Another unusual and bewitching work from the ever-imaginative Italo Calvino -- though novel may not be the correct term for this collection of sketches.

The narrator, Marco Polo, is describing to Kublai Khan the cities he has visited in his travels. There are 55 in all, described in spare but evocative prose.

My favourite is the city of Armilla, which consists only of plumbing. No houses, only a forest of water pipes rising in the air. Occasionally one glimpses a woman bathing in a tub or showering in midair.

But most sketches are far less visual than this, focusing instead on mysterious behaviour and odd routines. Sophronia, for example, is composed of two half-cities, one permanent, one temporary. The former is an amusement park of roller coasters and ferris wheels.
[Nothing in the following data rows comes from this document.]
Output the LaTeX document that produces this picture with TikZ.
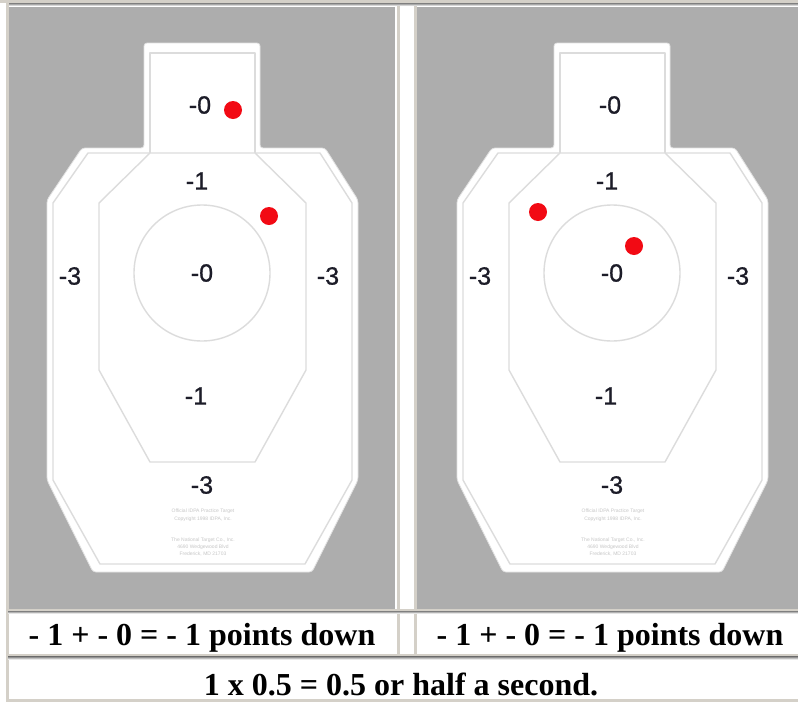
\documentclass[tikz,border=0pt]{standalone}
\usepackage{fontspec}
\setmainfont{Liberation Serif}
\newfontfamily\lblfont[FakeBold=0.8]{Liberation Sans}
\newfontfamily\notefont{Liberation Sans}
\usetikzlibrary{positioning}
\definecolor{bg}{HTML}{ADADAD}
\definecolor{frame}{HTML}{D4D0C8}
\definecolor{shade}{HTML}{858585}
\definecolor{zone}{HTML}{DCDCDC}
\definecolor{hit}{HTML}{F20A14}
\definecolor{ink}{HTML}{1C1C28}

\begin{document}
\begin{tikzpicture}[x=1pt,y=-1pt,
  lbl/.style={font=\lblfont\fontsize{25}{25}\selectfont,text=ink,inner sep=0pt},
  fine/.style={font=\notefont\fontsize{5}{5}\selectfont,text=black!22,inner sep=0pt},
  captext/.style={font=\bfseries\fontsize{32}{32}\selectfont,inner sep=0pt,anchor=base},
  shot/.style={circle,fill=hit,minimum size=18pt,inner sep=0pt},
  zoneline/.style={draw=zone,line width=1.4pt,line join=round}]
\useasboundingbox (0,0) rectangle (798,702);
\fill[white] (0,0) rectangle (798,702);
% table frame
\fill[frame] (0,0) rectangle (798,3);
\fill[shade] (7,3) rectangle (798,6);
\fill[frame] (6,3) rectangle (8.5,702);
\fill[frame] (6,699) rectangle (798,702);
\fill[bg] (9,7) rectangle (395,609);
\fill[bg] (417,7) rectangle (798,609);
\fill[frame] (396.5,6) rectangle (399.5,657);
\fill[frame] (413.5,6) rectangle (416.5,657);
\fill[frame] (8,609) rectangle (798,611);
\fill[shade] (8,611) rectangle (798,613.5);
\fill[frame] (8,654) rectangle (798,656.5);
\fill[shade] (8,656.5) rectangle (798,659.5);
% targets
\foreach \ox/\p in {0/L,410/R}{
\begin{scope}[xshift=\ox]
\filldraw[fill=white,draw=white!88!black,line width=0.8pt,rounded corners=3pt]
  (144,43) -- (260,43) -- (260,148) -- (325,148) -- (358,200) -- (358,480)
  -- (312,572) -- (93,572) -- (47,480) -- (47,200) -- (82,148) -- (144,148) -- cycle;
\draw[zoneline] (150,153) -- (150,53) -- (255,53) -- (255,153);
\draw[zoneline] (88,153) -- (320,153) -- (352,203) -- (352,480) -- (305,564)
  -- (100,564) -- (53,480) -- (53,203) -- cycle;
\draw[zoneline] (150,153) -- (99,203) -- (99,370) -- (150,462) -- (255,462)
  -- (306,370) -- (306,203) -- (255,153);
\draw[zoneline] (202,273) circle (68);
\node[lbl] (\p-head) at (200,105) {-0};
\node[lbl] (\p-upper) at (197,181) {-1};
\node[lbl] (\p-left) at (70,276) {-3};
\node[lbl] (\p-centre) at (202,273) {-0};
\node[lbl] (\p-right) at (328,276) {-3};
\node[lbl] (\p-lower) at (196,396) {-1};
\node[lbl] (\p-bottom) at (202,485) {-3};
\node[fine] (\p-note1) at (203,511) {Official IDPA Practice Target};
\node[fine] (\p-note2) at (203,519) {Copyright 1998 IDPA, Inc.};
\node[fine] (\p-note3) at (203,540) {The National Target Co., Inc.};
\node[fine] (\p-note4) at (203,547) {4690 Wedgewood Blvd};
\node[fine] (\p-note5) at (203,554) {Frederick, MD 21703};
\end{scope}
}
% hits
\node[shot] (L-hit1) at (233,110) {};
\node[shot] (L-hit2) at (269,216) {};
\node[shot] (R-hit1) at (538,212) {};
\node[shot] (R-hit2) at (634,246) {};
% captions
\node[captext] (L-cap) at (202,645) {- 1 + - 0 = - 1 points down};
\node[captext] (R-cap) at (610,645) {- 1 + - 0 = - 1 points down};
\node[captext] (total) at (401,695) {1 x 0.5 = 0.5 or half a second.};
\end{tikzpicture}
\end{document}
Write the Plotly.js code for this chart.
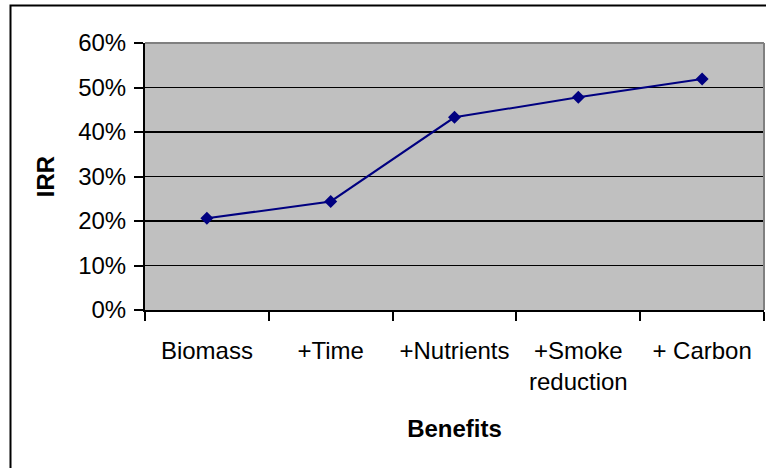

The latter is made of stone and marble; every year it is dismantled and transported to vacant lots in the amusement park.

There is no plot to unify these tales, and the reader, like Kublai Khan, struggles to extract meaning from them. Wide and exotic his kingdom may be, yet how can such cities be real? Are they different views of the same city, Marco Polo's Venice perhaps? Can they be likened to squares on a chessboard, or an atlas of cities not yet discovered?

Further complications are the names of the cities (all feminine) and the order in which they appear. The 55 cities are composed of eleven groups:

Cities and memory
Cities and desire
Cities and signs
Thin cities
Trading cities
Cities and eyes
Cities and names
Cities and the dead
Cities and the sky
Continuous cities
Hidden cities

Within each group there are five cities, numbered thusly:

Cities and memory 1
Cities and memory 2
Cities and memory 3
Cities and memory 4
Cities and memory 5

These sketches are scattered throughout the book in nine numbered sections. The middle sections (2-8) contain five fables each, while the first and last sections contain ten each. The order of the first section seems arbitrary:

Cities and memory 1
Cities and memory 2
Cities and desire 1
Cities and memory 3
Cities and desire 2
Cities and signs 1
Cities and memories 4
Cities and desire 3
Cities and signs 2
Thin cities 1

But a glance at the second section reveals the secret:

Cities and memory 5
Cities and desire 4
Cities and signs 3
Thin cities 2
Trading cities 1

The numerical pattern is repeated through the remaining sections, save the last, whose order is now predetermined:

Cities and the dead 5
Cities and the sky 4
Continuous cities 3
Hidden cities 2
Cities and the sky 5
Continuous cities 4
Hidden cities 3
Continuous cities 5
Hidden cities 4
Hidden cities 5

The significance of the book's mathematical structure is murky. Either it is done purely for effect (unlikely), or it is invested with a meaning I've not been able to decipher (likely).

Eventually I found myself imagining the book as a deck of cards, the kind used for divination, partly because of the elusive meaning of the tales, and partly because the eleven city groups reminded me of suits.

Were I to read this book again, I might forsake the order of the sketches as they appear in the book, and read them group by group in correct numerical sequence.